▼

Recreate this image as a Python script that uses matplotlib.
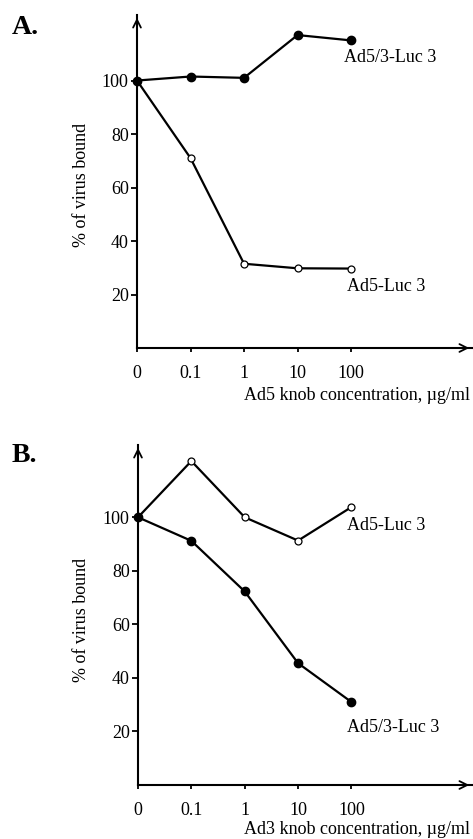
import matplotlib
matplotlib.use("Agg")
import matplotlib.pyplot as plt

plt.rcParams['font.family'] = ['Liberation Serif', 'DejaVu Serif']

conc_labels = ["0", "0.1", "1", "10", "100"]
yticks = [20, 40, 60, 80, 100]

# Panel A: Ad5 knob competition
a_ad53 = [100, 101.5, 101, 117, 115]
a_ad5 = [100, 71, 31.5, 29.8, 29.7]
# Panel B: Ad3 knob competition
b_ad5 = [100, 121, 100, 91.3, 103.8]
b_ad53 = [100, 91.2, 72.3, 45.5, 31]

W, H = 473, 839
fig = plt.figure(figsize=(W/100, H/100), dpi=100)

FS = 13
LW = 1.6


def make_panel(rect, ymax, filled, opened, filled_off, open_off, xlabel, letter, letter_y, ylab_y, xlab_y):
    ax = fig.add_axes(rect)
    x = list(range(len(conc_labels)))
    ax.plot(x, opened, color='black', lw=LW, marker='o', ms=5, mfc='white', mec='black', mew=0.9, clip_on=False, zorder=3)
    ax.plot(x, filled, color='black', lw=LW, marker='o', ms=6, mfc='black', mec='black', clip_on=False, zorder=4)
    ax.set_xlim(0, 6.26)
    ax.set_ylim(0, ymax)
    for s in ['top', 'right']:
        ax.spines[s].set_visible(False)
    for s in ['left', 'bottom']:
        ax.spines[s].set_linewidth(1.5)
    ax.set_xticks(x)
    ax.set_xticklabels(conc_labels, fontsize=FS)
    ax.set_yticks(yticks)
    ax.set_yticklabels([str(v) for v in yticks], fontsize=FS)
    ax.tick_params(axis='y', direction='out', length=4, width=1.3, pad=2)
    ax.tick_params(axis='x', direction='out', length=3, width=1.3, pad=9)
    # arrows
    ax.annotate('', xy=(1.0, 0), xytext=(0.97, 0), xycoords='axes fraction',
                arrowprops=dict(arrowstyle='->', lw=1.3, color='black', mutation_scale=14))
    ax.annotate('', xy=(0, 1.0), xytext=(0, 0.97), xycoords='axes fraction',
                arrowprops=dict(arrowstyle='->', lw=1.3, color='black', mutation_scale=14))
    ax.patch.set_visible(False)
    # series labels
    ax.annotate(filled_off[2], xy=(4, filled[-1]), xytext=filled_off[:2], textcoords='offset pixels',
                ha='left', va='center', fontsize=FS)
    ax.annotate(open_off[2], xy=(4, opened[-1]), xytext=open_off[:2], textcoords='offset pixels',
                ha='left', va='center', fontsize=FS)
    fig.text(470/W, 1 - xlab_y/H, xlabel, ha='right', va='center', fontsize=FS)
    fig.text(81/W, 1 - ylab_y/H, "% of virus bound", rotation=90, ha='center', va='center', fontsize=FS)
    fig.text(12/W, 1 - letter_y/H, letter, ha='left', va='center', fontsize=20, fontweight='bold')
    return ax


make_panel([137/W, 1 - 348/H, (472-137)/W, (348-15)/H], 124.5,
           a_ad53, a_ad5, (-7, -17, "Ad5/3-Luc 3"), (-4, -18, "Ad5-Luc 3"),
           "Ad5 knob concentration, µg/ml", "A.", 28, 185, 395)

make_panel([138/W, 1 - 785/H, (472-138)/W, (785-445)/H], 127.0,
           b_ad53, b_ad5, (-4, -25, "Ad5/3-Luc 3"), (-4, -18, "Ad5-Luc 3"),
           "Ad3 knob concentration, µg/ml", "B.", 455, 620, 830)

fig.savefig("out.png", dpi=100)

▲

AIM OF THE TASK
With all pictures left out, please transcribe exactly the lines from the start of the material through the line with "b_ad53 = [100, 91.2, 72.3, 45.5, 31]".

THE RESULT
Recreate this image as a Python script that uses matplotlib.
import matplotlib
matplotlib.use("Agg")
import matplotlib.pyplot as plt

plt.rcParams['font.family'] = ['Liberation Serif', 'DejaVu Serif']

conc_labels = ["0", "0.1", "1", "10", "100"]
yticks = [20, 40, 60, 80, 100]

# Panel A: Ad5 knob competition
a_ad53 = [100, 101.5, 101, 117, 115]
a_ad5 = [100, 71, 31.5, 29.8, 29.7]
# Panel B: Ad3 knob competition
b_ad5 = [100, 121, 100, 91.3, 103.8]
b_ad53 = [100, 91.2, 72.3, 45.5, 31]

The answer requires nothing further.